Private foundation trustees and staff oversee countless activities, from setting direction and selecting grantees to reviewing policies and investing assets. Several foundation tasks—some mandatory, some voluntary—call for additional care.
All are worth your careful consideration to help you be financially savvy and legally compliant, and to help you take full advantage of your foundation’s flexibility.
Reducing your excise tax
Foundations must pay a small excise tax on net investment income each year. The tax is currently 2% of net investment income minus certain expenses, although it is possible to qualify for a 1% rate if, generally speaking, your current year’s expenditures exceed by 1% of net investment income your average expenditures over the past 5 years.
It is difficult for private foundations to qualify for the reduced rate every year without forever increasing their payout rates and depleting their assets, but many foundations miss the opportunity every few years. To see if a small increase in distributions would qualify you for the 1% rate, be sure to calculate your qualifying distributions a month or two before the year’s end. Some foundations accelerate their distributions to qualify.
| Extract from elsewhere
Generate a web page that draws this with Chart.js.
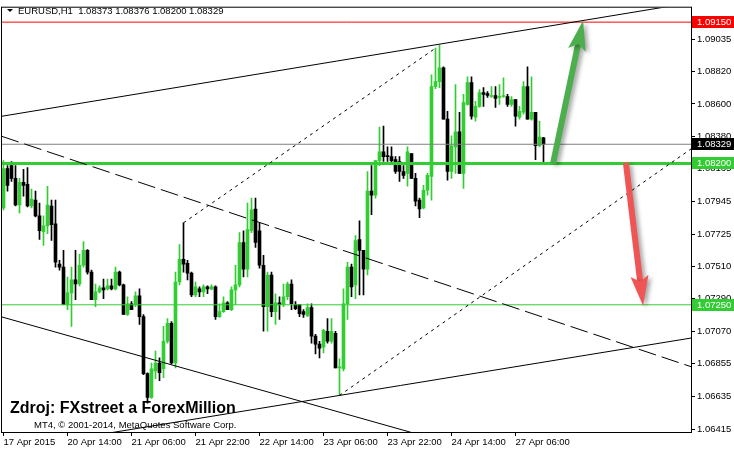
<!DOCTYPE html>
<html>
<head>
<meta charset="utf-8">
<script src="https://cdn.jsdelivr.net/npm/chart.js@4.4.0/dist/chart.umd.min.js"></script>
<style>
  html, body { margin: 0; padding: 0; background: #fff; }
</style>
</head>
<body>
<canvas id="chart" width="734" height="451"></canvas>
<script>
// EURUSD H1, 17 Apr 2015 22:00 .. 27 Apr 2015 13:00
const titleText = "EURUSD,H1  1.08373 1.08376 1.08200 1.08329";

const opens = [
  1.07901,1.08166,1.08186,1.081,1.07921,1.08073,1.0806,1.07914,1.07954,1.07848,
  1.07742,1.07781,1.07914,1.07795,1.07523,1.07503,1.07251,1.0733,1.07417,1.0739,
  1.07516,1.07616,1.0747,1.07284,1.07337,1.07364,1.07357,1.07377,1.07357,1.0747,
  1.07384,1.07185,1.07257,1.07251,1.07311,1.07171,1.06787,1.06627,1.06806,1.06859,
  1.0682,1.07005,1.07125,1.06859,1.07403,1.07556,1.07529,1.07463,1.07317,1.07357,
  1.07337,1.0737,1.07357,1.0737,1.07171,1.07204,1.07264,1.07218,1.0735,1.07384,
  1.07669,1.0749,1.07748,1.07894,1.07748,1.07516,1.07238,1.0745,1.07204,1.07264,
  1.07251,1.07304,1.0739,1.07251,1.07251,1.07204,1.07178,1.07231,1.07039,1.06986,
  1.06966,1.07072,1.07005,1.07058,1.06826,1.0682,1.07257,1.07503,1.07384,1.07689,
  1.07616,1.0749,1.08014,1.07987,1.08219,1.08279,1.08252,1.08246,1.08226,1.08213,
  1.08146,1.08133,1.08266,1.081,1.07954,1.07901,1.0802,1.08113,1.08717,1.0875,
  1.08843,1.08498,1.08146,1.08312,1.08412,1.08133,1.08597,1.08743,1.08511,1.08584,
  1.08677,1.0867,1.0865,1.08657,1.08644,1.0865,1.0865,1.08597,1.0863,1.08511,
  1.08544,1.08717,1.08498,1.08544,1.08319,1.08373
];
const highs = [
  1.08219,1.08186,1.08213,1.08186,1.081,1.0816,1.08173,1.08027,1.08014,1.07934,
  1.07848,1.08047,1.07954,1.07954,1.07549,1.07616,1.07437,1.07503,1.07616,1.07589,
  1.07675,1.07622,1.07483,1.0739,1.07377,1.07423,1.07423,1.07423,1.07503,1.07476,
  1.0739,1.07304,1.07271,1.07337,1.07357,1.07185,1.06793,1.06859,1.06939,1.06893,
  1.07105,1.07158,1.07138,1.0747,1.07655,1.07801,1.07549,1.0747,1.07403,1.0737,
  1.07384,1.07377,1.07384,1.07377,1.07257,1.07304,1.07271,1.0737,1.07516,1.07735,
  1.07748,1.07934,1.07967,1.07967,1.07801,1.07582,1.0747,1.0747,1.07324,1.07304,
  1.0739,1.07403,1.07417,1.07271,1.07251,1.07218,1.07257,1.07257,1.07052,1.07005,
  1.07085,1.07158,1.07158,1.07072,1.06886,1.07357,1.07536,1.07523,1.07715,1.07815,
  1.07616,1.08146,1.08186,1.08219,1.08445,1.08451,1.08312,1.08312,1.08246,1.08246,
  1.08186,1.08312,1.08266,1.08133,1.07967,1.08053,1.08133,1.08796,1.08975,1.08995,
  1.08849,1.08551,1.08385,1.0873,1.08544,1.08664,1.08783,1.08783,1.08617,1.08697,
  1.0871,1.08684,1.08717,1.08717,1.0873,1.08776,1.08664,1.0865,1.0863,1.08584,
  1.0875,1.08849,1.08783,1.08544,1.08484,1.08376
];
const lows = [
  1.07888,1.08014,1.0808,1.07914,1.07868,1.0798,1.07908,1.07901,1.07841,1.07689,
  1.07649,1.07728,1.07682,1.07503,1.07483,1.07251,1.07218,1.07105,1.07284,1.07377,
  1.07503,1.07456,1.07284,1.07238,1.0733,1.07291,1.0735,1.0735,1.0735,1.07377,
  1.07185,1.07178,1.07218,1.07238,1.07118,1.0678,1.06588,1.06621,1.06753,1.0674,
  1.0676,1.06992,1.06853,1.06826,1.07384,1.0747,1.07417,1.07304,1.07304,1.07304,
  1.07304,1.07324,1.0735,1.07151,1.07165,1.07198,1.07218,1.07211,1.07251,1.0737,
  1.07437,1.07437,1.07735,1.07635,1.07496,1.07072,1.07072,1.07171,1.07118,1.07151,
  1.07238,1.07284,1.07218,1.07218,1.07171,1.07165,1.07171,1.06992,1.06919,1.06893,
  1.06926,1.06992,1.06992,1.06826,1.06641,1.06806,1.07151,1.07304,1.07291,1.07317,
  1.07317,1.0745,1.07855,1.07967,1.08186,1.08213,1.08213,1.08199,1.08133,1.0808,
  1.081,1.08047,1.081,1.07914,1.07835,1.07894,1.07987,1.07954,1.08703,1.0871,
  1.08498,1.08087,1.081,1.08133,1.08133,1.08033,1.08591,1.08498,1.08484,1.08577,
  1.08584,1.08644,1.08644,1.08577,1.08597,1.08644,1.08584,1.08584,1.08451,1.08498,
  1.08531,1.08498,1.08491,1.08226,1.08312,1.082
];
const closes = [
  1.08166,1.08053,1.081,1.07921,1.08073,1.08053,1.07914,1.07961,1.07848,1.07748,
  1.07781,1.07921,1.07788,1.07536,1.07503,1.07251,1.0733,1.07417,1.0739,1.07516,
  1.07616,1.0747,1.07284,1.07337,1.07364,1.0735,1.07377,1.07357,1.0747,1.07384,
  1.07185,1.07257,1.07218,1.07311,1.07171,1.06787,1.06627,1.0682,1.06859,1.06793,
  1.07005,1.07125,1.06859,1.07403,1.07556,1.07523,1.07463,1.07317,1.0737,1.07337,
  1.0737,1.07357,1.0737,1.07171,1.07204,1.07264,1.07218,1.0735,1.07384,1.07669,
  1.0749,1.07755,1.07888,1.07669,1.07516,1.07238,1.0745,1.07204,1.07264,1.07251,
  1.07304,1.0739,1.07257,1.07224,1.07191,1.07185,1.07231,1.07039,1.06986,1.06959,
  1.07078,1.07005,1.07072,1.06826,1.06833,1.07257,1.07503,1.0737,1.07682,1.07616,
  1.0749,1.08014,1.07987,1.08219,1.08279,1.08246,1.08246,1.08219,1.08146,1.08146,
  1.0812,1.08279,1.081,1.07947,1.07894,1.0802,1.0812,1.08717,1.0875,1.08843,
  1.08498,1.08146,1.08319,1.08412,1.08133,1.0861,1.08743,1.08518,1.08584,1.08677,
  1.08664,1.08657,1.08657,1.08637,1.0865,1.08657,1.08597,1.0863,1.08518,1.08551,
  1.08717,1.08498,1.08544,1.08319,1.08378,1.08329
];

// x axis: bar index, labels every 16 bars
const timeTicks = [0, 16, 32, 48, 64, 80, 96, 112, 128];
const timeLabels = ["17 Apr 2015", "20 Apr 14:00", "21 Apr 06:00", "21 Apr 22:00",
  "22 Apr 14:00", "23 Apr 06:00", "23 Apr 22:00", "24 Apr 14:00", "27 Apr 06:00"];
const priceTicks = [1.09035, 1.08820, 1.08600, 1.08380, 1.08165, 1.07945, 1.07725,
  1.07510, 1.07290, 1.07070, 1.06855, 1.06635, 1.06415];

// horizontal levels and the price boxes on the right
const levelPrices = [1.0915, 1.08329, 1.0820, 1.0725];
const levelColors = ["#ff0000", "#808080", "#32cd32", "#32cd32"];
const levelWidths = [1, 1, 3, 1];
const boxColors = ["#ff0000", "#000000", "#32cd32", "#32cd32"];

// trend lines as [barIndex, price] end points
const channelTop = [[-0.5, 1.08517], [172, 1.09281]];
const channelBottom = [[20, 1.0636], [172, 1.07027]];
const lowerTrend = [[-0.5, 1.07169], [110, 1.06331]];
const dashedTrend = [[-0.5, 1.08383], [172, 1.06833]];
const dotFromHigh = [[45, 1.07801], [108, 1.08975]];
const dotFromLow = [[84, 1.06641], [172, 1.0830]];

const arrowUp = [[137.4, 1.0820], [144.9, 1.09161]];
const arrowDown = [[155.6, 1.08206], [159.9, 1.07244]];

const GREEN = "#32cd32";
const FONT = "'Liberation Sans', Arial, sans-serif";

const candleColors = opens.map((o, i) => closes[i] >= o ? GREEN : "#000000");

function lineDs(pts, color, width, dash) {
  return {
    type: "line",
    data: pts.map(p => ({ x: p[0], y: p[1] })),
    borderColor: color,
    borderWidth: width,
    borderDash: dash || [],
    pointRadius: 0,
    fill: false,
    order: 0
  };
}

const datasets = [
  {
    type: "bar",
    data: opens.map((o, i) => ({ x: i, y: [o, closes[i]] })),
    backgroundColor: candleColors,
    borderWidth: 0,
    barThickness: 3,
    minBarLength: 1,
    grouped: false,
    order: 2
  },
  {
    type: "bar",
    data: lows.map((l, i) => ({ x: i, y: [l, highs[i]] })),
    backgroundColor: candleColors,
    borderWidth: 0,
    barThickness: 1,
    grouped: false,
    order: 3
  },
  lineDs(channelTop, "#000", 1),
  lineDs(channelBottom, "#000", 1),
  lineDs(lowerTrend, "#000", 1),
  lineDs(dashedTrend, "#000", 1, [18, 6]),
  lineDs(dotFromHigh, "#000", 1, [3, 4]),
  lineDs(dotFromLow, "#000", 1, [3, 4])
];
levelPrices.forEach((p, k) => {
  datasets.push(lineDs([[-1, p], [180, p]], levelColors[k], levelWidths[k]));
});

function drawArrow(ctx, x1, y1, x2, y2, color) {
  const ang = Math.atan2(y2 - y1, x2 - x1);
  const c = Math.cos(ang), s = Math.sin(ang);
  const headLen = 30, headW = 18;
  const bx = x2 - headLen * c, by = y2 - headLen * s;
  const nx = x2 - headLen * 0.8 * c, ny = y2 - headLen * 0.8 * s;
  ctx.save();
  ctx.shadowColor = "rgba(0,0,0,0.35)";
  ctx.shadowBlur = 4;
  ctx.shadowOffsetX = 3;
  ctx.shadowOffsetY = 2;
  ctx.strokeStyle = color;
  ctx.fillStyle = color;
  ctx.lineWidth = 6;
  ctx.beginPath();
  ctx.moveTo(x1, y1);
  ctx.lineTo(nx, ny);
  ctx.stroke();
  ctx.beginPath();
  ctx.moveTo(x2, y2);
  ctx.lineTo(bx - headW / 2 * s, by + headW / 2 * c);
  ctx.lineTo(nx, ny);
  ctx.lineTo(bx + headW / 2 * s, by - headW / 2 * c);
  ctx.closePath();
  ctx.fill();
  ctx.restore();
}

const overlay = {
  id: "overlay",
  afterDraw(chart) {
    const ctx = chart.ctx;
    const xs = chart.scales.x, ys = chart.scales.y;
    const a = chart.chartArea;

    // frame
    ctx.save();
    ctx.strokeStyle = "#000";
    ctx.lineWidth = 1;
    ctx.strokeRect(a.left - 0.5, a.top - 0.5, a.right - a.left + 1, a.bottom - a.top + 1);
    ctx.restore();

    // arrows
    [[arrowUp, "#4cae4c"], [arrowDown, "#f05555"]].forEach(([pts, col]) => {
      drawArrow(ctx,
        xs.getPixelForValue(pts[0][0]), ys.getPixelForValue(pts[0][1]),
        xs.getPixelForValue(pts[1][0]), ys.getPixelForValue(pts[1][1]), col);
    });

    // price boxes
    ctx.save();
    ctx.font = "9.5px " + FONT;
    ctx.textBaseline = "middle";
    levelPrices.forEach((p, k) => {
      const y = Math.round(ys.getPixelForValue(p));
      ctx.fillStyle = boxColors[k];
      ctx.fillRect(a.right + 1, y - 6, 42, 12);
      ctx.fillStyle = "#fff";
      ctx.fillText(p.toFixed(5), a.right + 6, y + 0.5);
    });
    ctx.restore();

    // header
    ctx.save();
    ctx.fillStyle = "#000";
    ctx.beginPath();
    ctx.moveTo(7, 9); ctx.lineTo(13, 9); ctx.lineTo(10, 12); ctx.closePath();
    ctx.fill();
    ctx.font = "9.5px " + FONT;
    ctx.textBaseline = "alphabetic";
    ctx.fillText(titleText, 18, 14);

    // watermark texts
    ctx.font = "bold 16px " + FONT;
    ctx.fillText("Zdroj: FXstreet a ForexMillion", 10, 413);
    ctx.font = "9.5px " + FONT;
    ctx.fillText("MT4, \u00a9 2001-2014, MetaQuotes Software Corp.", 34, 428);
    ctx.restore();
  }
};

new Chart(document.getElementById("chart"), {
  type: "bar",
  data: { datasets: datasets },
  options: {
    responsive: false,
    animation: false,
    events: [],
    layout: { padding: { left: 2, top: 2, right: 0, bottom: 0 } },
    plugins: { legend: { display: false }, tooltip: { enabled: false } },
    scales: {
      x: {
        type: "linear",
        offset: false,
        min: -0.375,
        max: 171.875,
        afterBuildTicks: s => { s.ticks = timeTicks.map(v => ({ value: v })); },
        afterFit: s => { s.height = 19; },
        ticks: {
          callback: v => timeLabels[timeTicks.indexOf(v)],
          align: "start",
          autoSkip: false,
          maxRotation: 0,
          minRotation: 0,
          padding: 1,
          color: "#000",
          font: { family: FONT, size: 9.5 }
        },
        grid: { drawOnChartArea: false, tickLength: 4, color: "#000", offset: false },
        border: { display: true, color: "#000" }
      },
      y: {
        position: "right",
        beginAtZero: false,
        min: 1.06395,
        max: 1.09247,
        afterBuildTicks: s => { s.ticks = priceTicks.map(v => ({ value: v })); },
        afterFit: s => { s.width = 43; },
        ticks: {
          callback: v => v.toFixed(5),
          autoSkip: false,
          padding: 2,
          color: "#000",
          font: { family: FONT, size: 9.5 }
        },
        grid: { drawOnChartArea: false, tickLength: 4, color: "#000" },
        border: { display: true, color: "#000" }
      }
    }
  },
  plugins: [overlay]
});
</script>
</body>
</html>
Engaging in transactions with foundation insiders
Self-dealing rules prevent private foundations from entering into a broad range of transactions with foundation insiders, known as disqualified persons, unless specific exceptions apply. No topic within the private foundation rules raises as many questions and concerns as self-dealing, because the rules can be counterintuitive and the penalties steep.
To avoid self-dealing in all cases, be sure to understand the rules and take care when hiring or leasing space from foundation insiders, inviting guests to galas or fundraisers, paying personal pledges, compensating trustees and staff, and paying for family travel with foundation funds—activities that lend themselves easily to self-dealing. Consult knowledgeable legal counsel before engaging in any transactions with insiders.
See Exponent Philanthropy’s publication How to Avoid Self-Dealing >>
Choosing alternative investments
A relatively new class of investments, known as alternative assets or alternatives, has become an increasingly popular way to address limitations in traditional equities and fixed income securities.
Alternatives offer a range of risk, return, and diversity and encompass a wide array of products, including hedge, private equity, real estate, venture capital, and commodity funds, and funds of funds. They may be limited partnerships, limited liability corporations, regular corporations, or trusts.